Cuando era niño asociaba la figura de mi padre a la de un héroe que me protegería siempre y en todo lugar. En la adolescencia me alejé creyendo que podría arreglármelas solo con mi vida y sus reversos. Pero con los años, regresé a buscarlo, agradecido, sabiendo que me serví de él para crecer y que su enseñanza fue la canción en la que me inspiré para ser yo mismo.
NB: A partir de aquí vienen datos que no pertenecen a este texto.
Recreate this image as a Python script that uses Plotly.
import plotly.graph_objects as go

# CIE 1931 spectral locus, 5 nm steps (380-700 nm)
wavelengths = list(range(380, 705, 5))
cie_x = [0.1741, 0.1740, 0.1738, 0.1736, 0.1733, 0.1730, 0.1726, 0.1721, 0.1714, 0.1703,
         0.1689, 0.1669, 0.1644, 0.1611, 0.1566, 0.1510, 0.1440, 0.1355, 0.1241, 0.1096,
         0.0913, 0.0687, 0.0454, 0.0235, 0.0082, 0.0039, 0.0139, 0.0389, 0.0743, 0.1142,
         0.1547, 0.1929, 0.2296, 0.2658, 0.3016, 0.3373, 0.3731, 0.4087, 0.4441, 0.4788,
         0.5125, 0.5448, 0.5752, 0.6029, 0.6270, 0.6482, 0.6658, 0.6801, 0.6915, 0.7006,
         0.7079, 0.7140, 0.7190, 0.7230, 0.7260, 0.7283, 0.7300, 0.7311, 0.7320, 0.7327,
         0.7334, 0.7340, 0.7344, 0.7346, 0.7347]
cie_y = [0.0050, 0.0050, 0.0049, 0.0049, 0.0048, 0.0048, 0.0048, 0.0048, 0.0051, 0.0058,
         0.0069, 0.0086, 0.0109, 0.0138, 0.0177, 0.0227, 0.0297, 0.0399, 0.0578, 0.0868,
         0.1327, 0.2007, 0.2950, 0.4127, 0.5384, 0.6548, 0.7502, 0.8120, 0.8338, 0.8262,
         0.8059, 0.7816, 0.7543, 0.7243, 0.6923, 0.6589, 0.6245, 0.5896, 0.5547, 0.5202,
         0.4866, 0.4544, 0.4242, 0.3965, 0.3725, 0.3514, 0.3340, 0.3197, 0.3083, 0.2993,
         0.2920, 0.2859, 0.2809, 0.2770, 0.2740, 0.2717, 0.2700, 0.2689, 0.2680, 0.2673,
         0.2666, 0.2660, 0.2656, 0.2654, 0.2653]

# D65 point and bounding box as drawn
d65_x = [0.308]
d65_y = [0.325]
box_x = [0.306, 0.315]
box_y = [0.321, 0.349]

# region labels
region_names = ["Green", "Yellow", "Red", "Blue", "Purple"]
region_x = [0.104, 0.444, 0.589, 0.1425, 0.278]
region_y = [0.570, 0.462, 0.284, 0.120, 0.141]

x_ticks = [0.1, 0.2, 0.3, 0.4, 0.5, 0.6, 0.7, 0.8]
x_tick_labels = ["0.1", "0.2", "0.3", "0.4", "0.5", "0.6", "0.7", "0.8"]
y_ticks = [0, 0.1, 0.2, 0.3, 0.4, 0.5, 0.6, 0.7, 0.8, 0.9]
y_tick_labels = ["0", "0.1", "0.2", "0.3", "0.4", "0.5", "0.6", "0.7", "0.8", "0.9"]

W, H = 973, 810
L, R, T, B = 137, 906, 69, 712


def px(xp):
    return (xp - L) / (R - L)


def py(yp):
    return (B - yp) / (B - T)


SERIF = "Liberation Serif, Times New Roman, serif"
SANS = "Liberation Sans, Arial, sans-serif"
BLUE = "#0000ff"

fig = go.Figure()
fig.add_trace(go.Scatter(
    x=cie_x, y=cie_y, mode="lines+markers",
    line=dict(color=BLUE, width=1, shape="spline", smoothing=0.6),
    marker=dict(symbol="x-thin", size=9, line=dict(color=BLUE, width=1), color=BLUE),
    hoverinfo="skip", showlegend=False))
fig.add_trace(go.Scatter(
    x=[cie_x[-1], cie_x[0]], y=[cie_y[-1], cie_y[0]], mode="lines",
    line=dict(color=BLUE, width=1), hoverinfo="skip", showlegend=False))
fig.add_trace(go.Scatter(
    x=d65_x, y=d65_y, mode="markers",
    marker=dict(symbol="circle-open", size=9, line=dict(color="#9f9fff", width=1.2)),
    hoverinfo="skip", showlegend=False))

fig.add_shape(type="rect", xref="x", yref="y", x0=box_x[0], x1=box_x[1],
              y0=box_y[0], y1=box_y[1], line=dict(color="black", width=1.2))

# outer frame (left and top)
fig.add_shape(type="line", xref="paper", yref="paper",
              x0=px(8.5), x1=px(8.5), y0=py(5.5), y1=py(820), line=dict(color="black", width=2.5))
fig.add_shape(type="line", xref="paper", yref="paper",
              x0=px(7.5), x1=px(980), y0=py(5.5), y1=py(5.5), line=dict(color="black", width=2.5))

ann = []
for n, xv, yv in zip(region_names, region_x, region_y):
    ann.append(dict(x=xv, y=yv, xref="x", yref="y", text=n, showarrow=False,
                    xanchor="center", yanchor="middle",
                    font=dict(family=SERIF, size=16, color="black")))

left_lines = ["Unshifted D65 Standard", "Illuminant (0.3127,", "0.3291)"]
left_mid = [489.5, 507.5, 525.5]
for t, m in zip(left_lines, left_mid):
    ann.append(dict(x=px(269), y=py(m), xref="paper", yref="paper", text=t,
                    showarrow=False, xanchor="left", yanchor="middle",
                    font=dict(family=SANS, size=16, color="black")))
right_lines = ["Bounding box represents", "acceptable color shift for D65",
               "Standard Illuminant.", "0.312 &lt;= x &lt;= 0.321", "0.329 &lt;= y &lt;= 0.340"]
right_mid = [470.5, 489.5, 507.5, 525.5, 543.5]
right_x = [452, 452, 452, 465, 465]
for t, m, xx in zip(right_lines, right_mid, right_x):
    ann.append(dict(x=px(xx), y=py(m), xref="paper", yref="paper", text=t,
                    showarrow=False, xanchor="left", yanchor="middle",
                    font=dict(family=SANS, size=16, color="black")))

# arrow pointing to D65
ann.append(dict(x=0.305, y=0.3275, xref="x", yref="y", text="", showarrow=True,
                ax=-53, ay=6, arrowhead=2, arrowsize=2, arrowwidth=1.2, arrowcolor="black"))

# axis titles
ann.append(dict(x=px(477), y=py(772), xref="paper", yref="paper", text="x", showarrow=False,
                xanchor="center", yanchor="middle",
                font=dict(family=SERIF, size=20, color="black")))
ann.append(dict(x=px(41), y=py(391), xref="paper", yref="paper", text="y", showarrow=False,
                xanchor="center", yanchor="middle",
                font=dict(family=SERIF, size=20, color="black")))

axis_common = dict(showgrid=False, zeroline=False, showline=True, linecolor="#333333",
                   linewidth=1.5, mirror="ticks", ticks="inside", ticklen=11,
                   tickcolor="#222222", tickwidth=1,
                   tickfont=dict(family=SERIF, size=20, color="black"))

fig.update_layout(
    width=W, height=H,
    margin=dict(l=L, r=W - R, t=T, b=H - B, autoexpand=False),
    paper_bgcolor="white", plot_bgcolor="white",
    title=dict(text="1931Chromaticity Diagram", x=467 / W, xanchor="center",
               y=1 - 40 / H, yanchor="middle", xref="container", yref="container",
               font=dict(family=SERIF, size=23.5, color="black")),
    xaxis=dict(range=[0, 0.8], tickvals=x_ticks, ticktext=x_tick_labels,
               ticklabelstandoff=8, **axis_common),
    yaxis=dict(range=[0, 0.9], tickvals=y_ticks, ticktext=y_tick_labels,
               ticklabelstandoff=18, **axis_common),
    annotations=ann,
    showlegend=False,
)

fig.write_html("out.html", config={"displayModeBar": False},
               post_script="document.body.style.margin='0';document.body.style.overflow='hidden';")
   Otros hijos recibieron dólares, departamentos y consejos para ser exitosos en el mercado del existir. Papá me trasmitió los secretos de la pesca y cómo hacer el nudo “barrilito” en el muelle de la costanera. Nunca viajamos al exterior, siempre hicimos viajes a lo profundo y simple. Heredé de mi padre la calvicie, la certeza de que no hay que ser macho para ser hombre, la fija de un caballo que nunca llegó, y el arte como una de las más bellas linternas para iluminar los oscuros pasillos de este mundo inacabado. 

   Cuando algunos pibes del barrio ostentaban juguetes importados, mi viejo nos daba saleros para correr a los pájaros que no atrapábamos pero que nunca dejamos de perseguir. Mis amigos se quedaban perplejos cuando el papá de Melicchio les decía que si se portaban mal los anotaría en la libreta negra que nunca vimos pero que siempre respetamos. Si está mi viejo cerca, hay un pícaro gnomo que te toca el hombro y que desaparece, hay flores que no se marchitan y una copa de tinto para compartir.
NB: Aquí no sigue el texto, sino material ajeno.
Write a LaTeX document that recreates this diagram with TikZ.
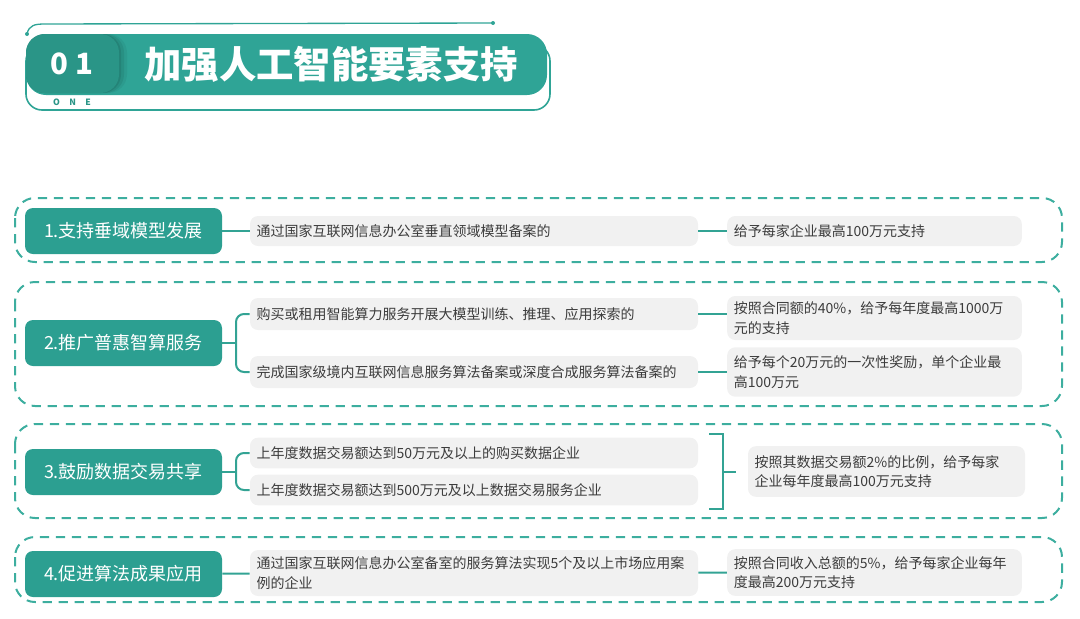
\documentclass[tikz,border=0pt]{standalone}
\usepackage{fontspec}
\setmainfont{Noto Sans CJK SC}
\usetikzlibrary{positioning}
\definecolor{barteal}{HTML}{2FA496}
\definecolor{numteal}{HTML}{2A9587}
\definecolor{boxteal}{HTML}{2C9F91}
\definecolor{dashteal}{HTML}{3DAE9F}
\definecolor{lineteal}{HTML}{33A394}
\definecolor{itemgrey}{HTML}{F1F1F1}
\definecolor{textgrey}{HTML}{3C3C3C}

\begin{document}
\begin{tikzpicture}[x=0.75pt, y=-0.75pt,
      label/.style={fill=boxteal, rounded corners=6pt, text=white,
                    font=\fontsize{13.5}{16}\selectfont,
                    minimum width=147.75pt, minimum height=34.5pt},
      item/.style={fill=itemgrey, rounded corners=6pt, text=textgrey,
                   font=\fontsize{10.5}{14.5}\selectfont, align=left,
                   inner xsep=5pt, inner ysep=2pt},
      mid/.style={item, text width=326pt},
      res/.style={item, text width=211pt},
      sect/.style={draw=dashteal, dashed, dash pattern=on 7pt off 5pt,
                   line width=1.5pt, rounded corners=15pt},
      conn/.style={draw=lineteal, line width=1.5pt}]
    \useasboundingbox (0,0) rectangle (1080,618);

    % header
    \draw[barteal, line width=1.2pt, rounded corners=12pt] (26,45) rectangle (550,110);
    \draw[barteal, line width=1pt] (27,34) .. controls (29,25) and (35,24) .. (45,24) -- (493,23);
    \fill[barteal] (27,34) circle (2) (493,23) circle (2);
    \fill[barteal, rounded corners=15pt] (26,34) rectangle (547,95);
    \foreach \s/\o in {8/0.05, 5/0.07, 2/0.09}
      \fill[black, opacity=\o, rounded corners=14pt] (26,34) rectangle (119+\s,93);
    \fill[numteal, rounded corners=14pt] (26,34) rectangle (119,93);
    \node[text=white, font=\fontsize{22}{24}\bfseries] (num) at (72,64) {0\hspace{6pt}1};
    \node[text=numteal, font=\fontsize{6.5}{7}\bfseries] (one) at (72,102) {O\hspace{7pt}N\hspace{7pt}E};
    \node[text=white, font=\fontsize{28}{30}\bfseries] (title) at (331,64) {加强人工智能要素支持};

    % sections
    \draw[sect] (15,198) rectangle (1062,262);
    \draw[sect] (15,282) rectangle (1062,406);
    \draw[sect] (15,424) rectangle (1062,518);
    \draw[sect] (15,537) rectangle (1062,602);

    % 1
    \node[label] (l1) at (123.5,231) {1.支持垂域模型发展};
    \node[mid, minimum height=22.5pt] (m1) at (474,231) {通过国家互联网信息办公室垂直领域模型备案的};
    \node[res, minimum height=22.5pt] (r1) at (874.5,231) {给予每家企业最高100万元支持};
    \draw[conn] (l1) -- (m1);
    \draw[conn] (m1) -- (r1);

    % 2
    \node[label] (l2) at (123.5,343) {2.推广普惠智算服务};
    \node[mid, minimum height=24pt] (m2a) at (474,314) {购买或租用智能算力服务开展大模型训练、推理、应用探索的};
    \node[mid, minimum height=24pt] (m2b) at (474,372) {完成国家级境内互联网信息服务算法备案或深度合成服务算法备案的};
    \node[res, minimum height=33pt] (r2a) at (874.5,318) {按照合同额的40\%，给予每年度最高1000万\\元的支持};
    \node[res, minimum height=37pt] (r2b) at (874.5,372) {给予每个20万元的一次性奖励，单个企业最\\高100万元};
    \coordinate (k2) at (236,343);
    \draw[conn] (l2) -- (k2);
    \draw[conn, rounded corners=6pt] (m2a.west) -| (k2) |- (m2b.west);
    \draw[conn] (m2a.east) -- (m2a.east -| r2a.west);
    \draw[conn] (m2b.east) -- (m2b.east -| r2b.west);

    % 3
    \node[label] (l3) at (123.5,472) {3.鼓励数据交易共享};
    \node[mid, minimum height=23pt] (m3a) at (474,453) {上年度数据交易额达到50万元及以上的购买数据企业};
    \node[mid, minimum height=23pt] (m3b) at (474,490) {上年度数据交易额达到500万元及以上数据交易服务企业};
    \node[item, text width=197.75pt, minimum height=38pt] (r3) at (886.5,471.5) {按照其数据交易额2\%的比例，给予每家\\企业每年度最高100万元支持};
    \coordinate (k3) at (236,472);
    \draw[conn] (l3) -- (k3);
    \draw[conn, rounded corners=6pt] (m3a.west) -| (k3) |- (m3b.west);
    \coordinate (j3) at (723,472);
    \coordinate (j3t) at (709,434);
    \coordinate (j3b) at (709,509);
    \coordinate (j3s) at (736,472);
    \draw[conn] (j3t) -| (j3) |- (j3b);
    \draw[conn] (j3) -- (j3s);

    % 4
    \node[label] (l4) at (123.5,574) {4.促进算法成果应用};
    \node[mid, minimum height=34.5pt] (m4) at (474,573) {通过国家互联网信息办公室备室的服务算法实现5个及以上市场应用案\\例的企业};
    \node[res, minimum height=35pt] (r4) at (874.5,572.5) {按照合同收入总额的5\%，给予每家企业每年\\度最高200万元支持};
    \draw[conn] (l4) -- (m4);
    \draw[conn] (m4) -- (r4);
  \end{tikzpicture}
\end{document}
   Mi viejo tiene un ancho de espada en la manga, un chiste desubicado y la paciencia mística para desenredar las galletas en la madeja de las desdichas. En mis casas de la infancia sonaron bellas canciones, risas, las paredes eran de colores, y había una heladera donde sobraba espacio pero de la que salían conejos y palomas. Para él lo primero es la familia, el hogar, la misa del asado de los domingos. Resistió todo los ataques de los emisarios del dolor con pensamientos positivos. Mamá fue su novia, su esposa, la madre de sus cuatro hijos y su compañera durante seis décadas; y al final del recorrido, la cuidó sin titubear, hasta que la muerte hizo su maldita jugada.
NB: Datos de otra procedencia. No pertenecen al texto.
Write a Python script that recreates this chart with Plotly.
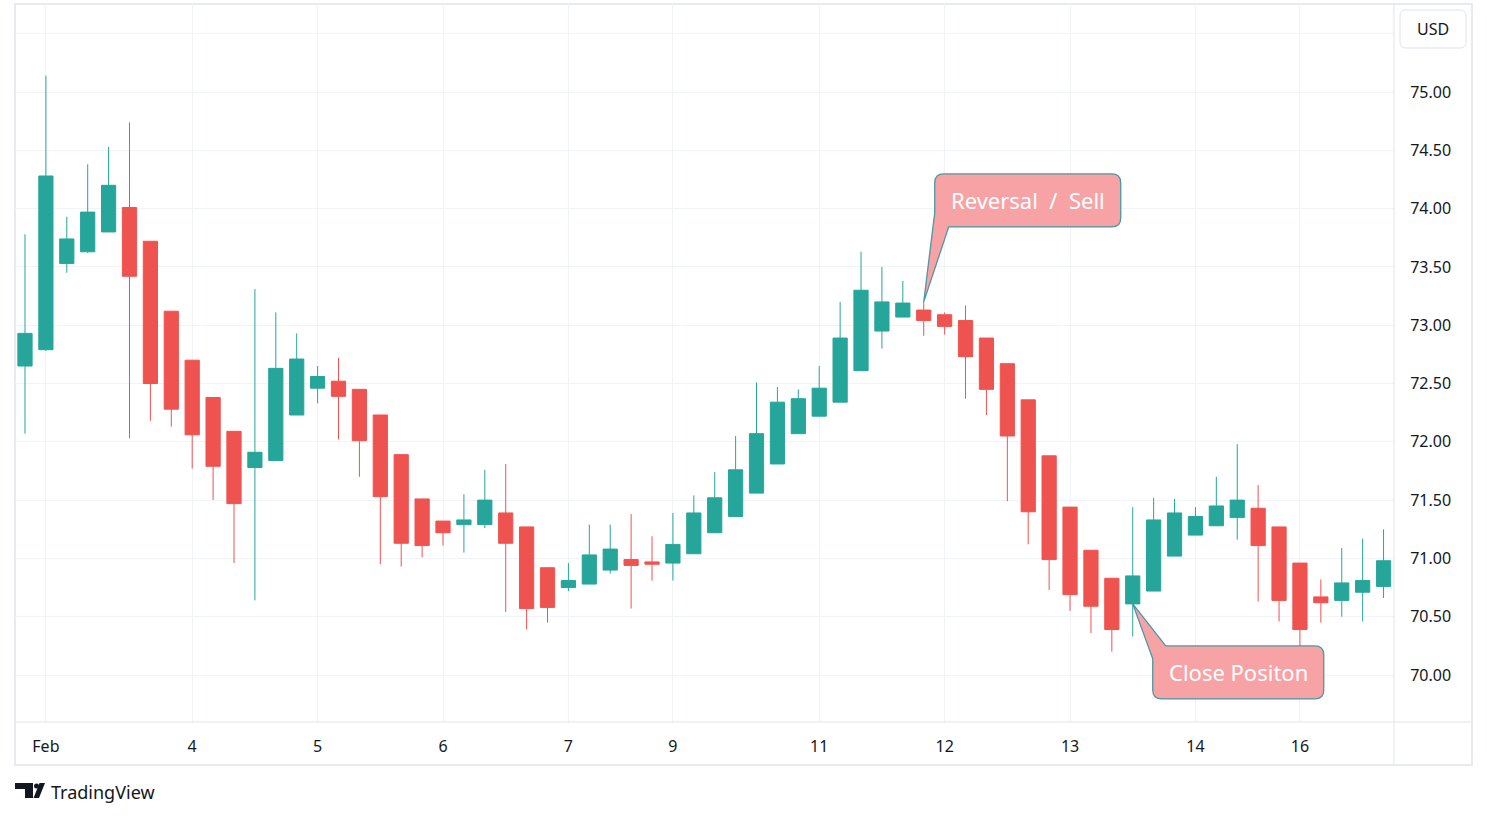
import plotly.graph_objects as go

# 4h candles (Feb, USD)
opens = [72.65, 72.79, 73.53, 73.63, 73.80, 74.01, 73.72, 73.12, 72.70, 72.38,
         72.09, 71.78, 71.84, 72.23, 72.46, 72.52, 72.45, 72.23, 71.89, 71.51,
         71.32, 71.29, 71.29, 71.39, 71.27, 70.92, 70.75, 70.78, 70.90, 70.99,
         70.97, 70.96, 71.04, 71.22, 71.36, 71.56, 71.81, 72.07, 72.22, 72.34,
         72.61, 72.95, 73.07, 73.13, 73.09, 73.04, 72.89, 72.67, 72.36, 71.88,
         71.44, 71.07, 70.83, 70.61, 70.72, 71.02, 71.20, 71.28, 71.35, 71.43,
         71.27, 70.96, 70.67, 70.64, 70.71, 70.76]
highs = [73.78, 75.14, 73.93, 74.38, 74.53, 74.74, 73.72, 73.12, 72.70, 72.38,
         72.09, 73.31, 73.11, 72.93, 72.65, 72.72, 72.45, 72.23, 71.89, 71.51,
         71.32, 71.55, 71.76, 71.81, 71.27, 70.92, 70.96, 71.29, 71.29, 71.38,
         71.19, 71.39, 71.54, 71.74, 72.05, 72.51, 72.47, 72.45, 72.65, 73.20,
         73.63, 73.50, 73.38, 73.20, 73.11, 73.17, 72.89, 72.67, 72.36, 71.88,
         71.44, 71.07, 70.83, 71.44, 71.52, 71.51, 71.44, 71.70, 71.98, 71.63,
         71.27, 70.96, 70.82, 71.09, 71.17, 71.25]
lows = [72.07, 72.78, 73.45, 73.62, 73.80, 72.03, 72.18, 72.13, 71.77, 71.50,
        70.96, 70.64, 71.84, 72.23, 72.33, 72.02, 71.70, 70.95, 70.93, 71.01,
        71.11, 71.05, 71.26, 70.54, 70.39, 70.45, 70.72, 70.78, 70.87, 70.57,
        70.81, 70.81, 71.04, 71.22, 71.36, 71.56, 71.81, 72.07, 72.22, 72.34,
        72.61, 72.80, 73.07, 72.91, 72.92, 72.37, 72.23, 71.49, 71.12, 70.73,
        70.55, 70.36, 70.20, 70.33, 70.72, 71.02, 71.20, 71.28, 71.16, 70.63,
        70.46, 70.10, 70.45, 70.50, 70.46, 70.66]
closes = [72.93, 74.28, 73.74, 73.97, 74.20, 73.42, 72.50, 72.28, 72.06, 71.79,
          71.47, 71.91, 72.63, 72.71, 72.56, 72.39, 72.01, 71.53, 71.13, 71.11,
          71.22, 71.33, 71.50, 71.13, 70.57, 70.58, 70.81, 71.03, 71.08, 70.94,
          70.95, 71.12, 71.39, 71.52, 71.76, 72.07, 72.34, 72.37, 72.46, 72.89,
          73.30, 73.20, 73.19, 73.04, 72.99, 72.73, 72.45, 72.05, 71.40, 70.99,
          70.69, 70.59, 70.39, 70.85, 71.33, 71.39, 71.36, 71.45, 71.50, 71.11,
          70.64, 70.39, 70.62, 70.79, 70.81, 70.98]
bars = list(range(len(opens)))

# time axis labels (bar index -> day)
tick_pos = [1, 8, 14, 20, 26, 31, 38, 44, 50, 56, 61]
tick_text = ['Feb', '4', '5', '6', '7', '9', '11', '12', '13', '14', '16']

price_ticks = [70.0, 70.5, 71.0, 71.5, 72.0, 72.5, 73.0, 73.5, 74.0, 74.5, 75.0, 75.5]
price_text = [f'{p:.2f}' for p in price_ticks[:-1]] + ['']

# callouts: (label, bar index, price the pointer touches)
callouts = [('Reversal\u00a0 /\u00a0 Sell', 43, highs[43]),
            ('Close Positon', 53, opens[53])]

W, H = 1487, 818
L, R, T, B = 15, 93, 4, 96
x_range = [-0.478, 65.5]
y_range = [69.597, 75.755]
pw, ph = W - L - R, H - T - B

UP, DOWN = '#26A69A', '#EF5350'
TXT = '#131722'
FONT = 'Noto Sans'


def px(x):
    return (x - L) / pw


def py(y):
    return (H - B - y) / ph


def to_pixels(i, p):
    xp = L + (i - x_range[0]) / (x_range[1] - x_range[0]) * pw
    yp = T + (y_range[1] - p) / (y_range[1] - y_range[0]) * ph
    return xp, yp


def path(points):
    # points: list of ('M'|'L'|'Q', coords...) in pixels -> paper path
    out = []
    for cmd, *c in points:
        pts = ' '.join(f'{px(c[k]):.5f},{py(c[k + 1]):.5f}' for k in range(0, len(c), 2))
        out.append(f'{cmd} {pts}')
    return ' '.join(out) + ' Z'


fig = go.Figure(go.Candlestick(
    x=bars, open=opens, high=highs, low=lows, close=closes,
    increasing=dict(line=dict(color=UP, width=1), fillcolor=UP),
    decreasing=dict(line=dict(color=DOWN, width=1), fillcolor=DOWN),
    whiskerwidth=0, showlegend=False, hoverinfo='skip'))

shapes = []
annotations = []

# outer frame and pane separators
shapes.append(dict(type='rect', xref='paper', yref='paper', x0=px(15), x1=px(1472), y0=py(765), y1=py(4),
                   line=dict(color='#E0E3EB', width=1.5), layer='below'))
shapes.append(dict(type='line', xref='paper', yref='paper', x0=px(1394), x1=px(1394), y0=py(765), y1=py(4),
                   line=dict(color='#E0E3EB', width=1)))
shapes.append(dict(type='line', xref='paper', yref='paper', x0=px(15), x1=px(1472), y0=py(722), y1=py(722),
                   line=dict(color='#E0E3EB', width=1)))

# callout bubbles
tx, ty = to_pixels(callouts[0][1], callouts[0][2])
bx0, bx1, by0, by1, r = tx + 11, tx + 197, ty - 128, ty - 75, 9
shapes.append(dict(type='path', xref='paper', yref='paper', path=path([
    ('M', bx0 + r, by0), ('L', bx1 - r, by0), ('Q', bx1, by0, bx1, by0 + r),
    ('L', bx1, by1 - r), ('Q', bx1, by1, bx1 - r, by1), ('L', tx + 25, by1),
    ('L', tx, ty), ('L', bx0, ty - 89), ('L', bx0, by0 + r), ('Q', bx0, by0, bx0 + r, by0)]),
    fillcolor='#F7A3A6', line=dict(color='#4A97A6', width=1.3)))
annotations.append(dict(xref='paper', yref='paper', x=px((bx0 + bx1) / 2), y=py((by0 + by1) / 2),
                        text=callouts[0][0], showarrow=False, xanchor='center', yanchor='middle',
                        font=dict(family=FONT, size=22, color='white')))

tx, ty = to_pixels(callouts[1][1], callouts[1][2])
bx0, bx1, by0, by1 = tx + 20, tx + 191, ty + 42, ty + 95
shapes.append(dict(type='path', xref='paper', yref='paper', path=path([
    ('M', tx + 33, by0), ('L', bx1 - r, by0), ('Q', bx1, by0, bx1, by0 + r),
    ('L', bx1, by1 - r), ('Q', bx1, by1, bx1 - r, by1), ('L', bx0 + r, by1),
    ('Q', bx0, by1, bx0, by1 - r), ('L', bx0, ty + 55), ('L', tx, ty)]),
    fillcolor='#F7A3A6', line=dict(color='#4A97A6', width=1.3)))
annotations.append(dict(xref='paper', yref='paper', x=px((bx0 + bx1) / 2), y=py((by0 + by1) / 2),
                        text=callouts[1][0], showarrow=False, xanchor='center', yanchor='middle',
                        font=dict(family=FONT, size=22, color='white')))

# currency badge
ux0, ux1, uy0, uy1, ur = 1400, 1466, 10, 48, 6
shapes.append(dict(type='path', xref='paper', yref='paper', path=path([
    ('M', ux0 + ur, uy0), ('L', ux1 - ur, uy0), ('Q', ux1, uy0, ux1, uy0 + ur),
    ('L', ux1, uy1 - ur), ('Q', ux1, uy1, ux1 - ur, uy1), ('L', ux0 + ur, uy1),
    ('Q', ux0, uy1, ux0, uy1 - ur), ('L', ux0, uy0 + ur), ('Q', ux0, uy0, ux0 + ur, uy0)]),
    fillcolor='white', line=dict(color='#E0E3EB', width=1)))
annotations.append(dict(xref='paper', yref='paper', x=px(1433), y=py(29), text='USD', showarrow=False,
                        xanchor='center', yanchor='middle', font=dict(family=FONT, size=16, color=TXT)))

# TradingView logo mark
shapes.append(dict(type='path', xref='paper', yref='paper', fillcolor=TXT, line=dict(width=0), path=path([
    ('M', 15, 783), ('L', 33, 783), ('L', 33, 798), ('L', 25, 798), ('L', 25, 789), ('L', 15, 789)])))
shapes.append(dict(type='circle', xref='paper', yref='paper', fillcolor=TXT, line=dict(width=0),
                   x0=px(34), x1=px(39), y0=py(788.5), y1=py(783.5)))
shapes.append(dict(type='path', xref='paper', yref='paper', fillcolor=TXT, line=dict(width=0), path=path([
    ('M', 39.5, 783), ('L', 45, 783), ('L', 39, 798), ('L', 33.5, 798)])))
annotations.append(dict(xref='paper', yref='paper', x=px(49), y=py(792), text='TradingView', showarrow=False,
                        xanchor='left', yanchor='middle', font=dict(family=FONT, size=18, color=TXT)))

fig.update_layout(
    width=W, height=H, margin=dict(l=L, r=R, t=T, b=B),
    paper_bgcolor='white', plot_bgcolor='white',
    font=dict(family=FONT, size=16, color=TXT),
    shapes=shapes, annotations=annotations, boxgap=0.32, boxgroupgap=0,
    xaxis=dict(range=x_range, tickvals=tick_pos, ticktext=tick_text, showgrid=True, gridcolor='#F0F3FA',
               zeroline=False, ticks='outside', ticklen=10, tickcolor='rgba(0,0,0,0)',
               rangeslider=dict(visible=False), fixedrange=True),
    yaxis=dict(range=y_range, side='right', tickvals=price_ticks, ticktext=price_text, showgrid=True,
               gridcolor='#F0F3FA', zeroline=False, ticks='outside', ticklen=12, tickcolor='rgba(0,0,0,0)',
               fixedrange=True),
)

# the page's default body margin would shift the chart by 8px
fig.write_html('out.html', config={'displayModeBar': False},
               post_script="document.body.style.margin='0px';")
   Papá nunca se queda quieto, camina por paisajes soñados, hace yoga, multiplica panes y busca la mejor carnada para intentar pescar algún pez que nos quite el hambre existencial. Con el viejo hicimos trampas al póker, gritamos los goles de Boca, jugamos pésimos partidos en el mismo equipo y nunca salimos campeones pero siempre peleamos en el campeonato de la felicidad. Mis tres hermanos dicen que soy el más Bocha, el más parecido a papá, y eso lejos de molestarme, me emociona. Confieso que algunas veces, mientras enciendo un fuego, amaso, o me miro de refilón en un espejo, me confundo, creo que soy él, pero luego me rescato y sonrío, seguro de ser yo, pero con todo lo que le afané a mi viejo.